Glaubende Menschen sind für mich immer ein Wunder. Aber: Gottes Wort erschafft den Glauben, und Gott lässt sich einfach nicht aufhalten. Sogar einen Saulus bekehrt er zu seinem Apostel Paulus. (Apostelgeschichte 9) Lebendiger Glaube ist also kein einsamer Entschluss, den man bewusst fassen kann, er ruht - wie die Taufe - allein in der Tiefe und Weisheit des Wortes Gottes. Martin Luther hält im Kleinen Katechismus fest: "Die Taufe ist nicht allein schlicht Wasser, sondern sie ist das Wasser in Gottes Gebot gefasst und mit Gottes Wort verbunden."

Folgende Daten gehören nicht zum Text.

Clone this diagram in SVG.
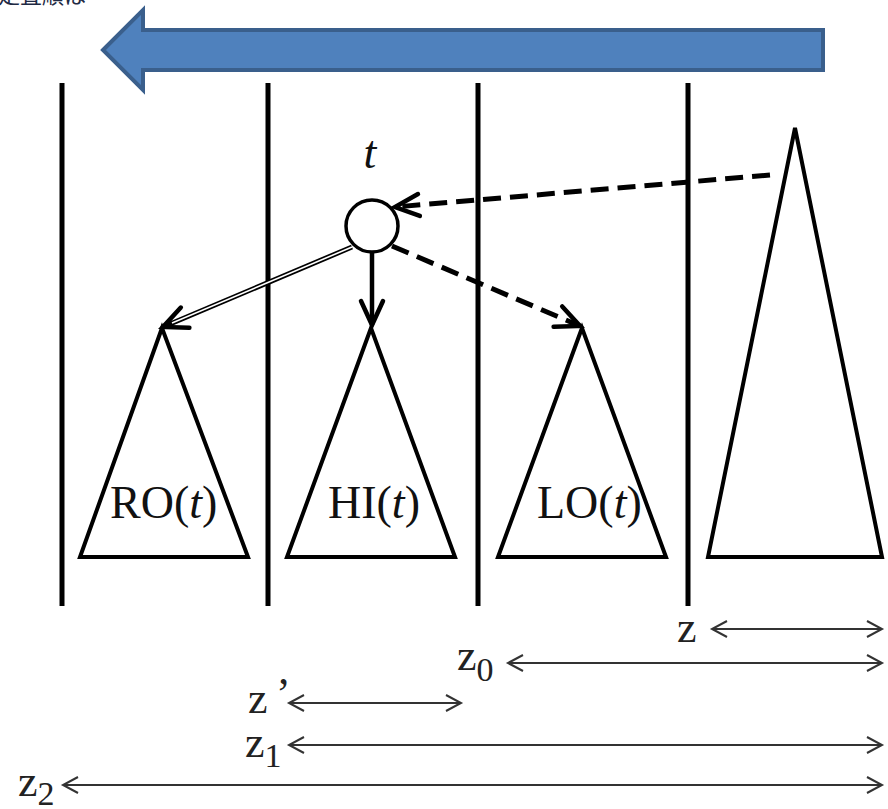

Jesus sagt im Johannesevangelium Kapitel 3: "Denn Gott hat seinen Sohn nicht in die Welt gesandt, dass er die Welt richte, sondern dass die Welt durch ihn gerettet werde." (Johannes 3,17) Taufe ist Rettung. Jeder menschliche und damit auch lebendige Glaube ist in dieser Rettung begründet. Sie bitten um biblische Belege: Nach Galater 3,26 29 zieht der getaufte Christ Christus an und empfängt so die Gotteskindschaft. In 1 Korinther 12,12f. werden die Christinnen und Christen in einen Leib hineingetauft. Nach Römer 6,3f. sind alle auf seinen Tod getauft, mit Christus begraben. Die biblische Wiedergeburt ist ein österliches Geschehen. Jetzt erst können die Glaubenden in einem neuen Leben wandeln. Bei Paulus ist der einzelne Mensch und die Gemeinde zunächst nur passiv, denn lebendiger Glaube verdankt sich der Aktivität Gottes. Aus dem verlorenen Menschen macht Gott einen geretteten Menschen.
So lese ich in der Bibel: Jesus Christus "hat ein einziges Opfer für die Sünden dargebracht, das ewiglich gilt, und hat sich zur Rechten Gottes gesetzt." (Hebräer 10,12) Und dann denke ich: Mehr Opfer braucht es nicht, dieses Opfer gilt auch denen, die zart, behutsam, leise, schweigend glauben oder vielleicht auch gar nicht glauben können, obwohl sie getauft sind. Die Wiedergeburt liegt ja in der Vergangenheit, geschah am Kreuz, in der Auferstehung und jetzt gilt: "Wo aber Vergebung der Sünden ist, da geschieht kein Opfer mehr für die Sünde." (Hebräer 10,18) Vielleicht müssen wir alle etwas gnädiger sein und uns gegenseitig eingestehen: Wenn Gott sich für die Rettung dieser Welt nicht selbst zu schade ist, warum sollten wir diese Rettung nicht auch denen gönnen, die sich nicht dazu durchringen konnten, aus ihrer Taufe selbst etwas mehr lebendigen Glauben zu machen?
Wiedergeburt ohne eigenen Glauben halte ich persönlich eigentlich für unmöglich. Aber ich weiß auch, dass Gottes Erlösungswerk nicht nur den Menschen meint, den meine Augen sehen. Als Mensch neige ich ja, gerade bei der Beurteilung des Glaubens oder der Moral eines anderen Menschen, zu einer gewissen Oberflächlichkeit. Gott geht es immer auch um das Verborgene im Leben, in der Tiefe eines jeden Menschen, er sieht auch das, was ich nicht sehen kann. Die Leuenberger Konkordie, die die Kirchen der Reformation verbindet, drückt das so aus: In der Taufe "nimmt Jesus Christus den der Sünde und dem Sterben verfallenen Menschen unwiderruflich in seine Heilsgemeinschaft auf, damit er eine neue Kreatur sei." Das Wort "unwiderruflich" prägt sich ein. Auch der nächste Satz widerruft das: Jesus Christus "beruft ihn in der Kraft des Heiligen Geistes in seine Gemeinde und zu einem Leben aus Glauben, zur täglichen Umkehr und Nachfolge." Dieser Berufung folgt unsere Kirche und verleiht Patenschaften an Patinnen und Paten, unterstützt Mütter, Väter, unterhält Kindergärten, feiert Kindergottesdienste, Kinderbibelwochen, lädt zu Kinder- und Jugendchören ein und übernimmt Seelsorgedienste in Schulen und Berufsschulen.
Für Ihre Frage danke ich Ihnen, Sie haben mich ins Grübeln gebracht und ich wünsche, dass wir diese Wiedergeburt zu einem lebendigen Glauben in der kommenden Festzeit selbst und persönlich erleben.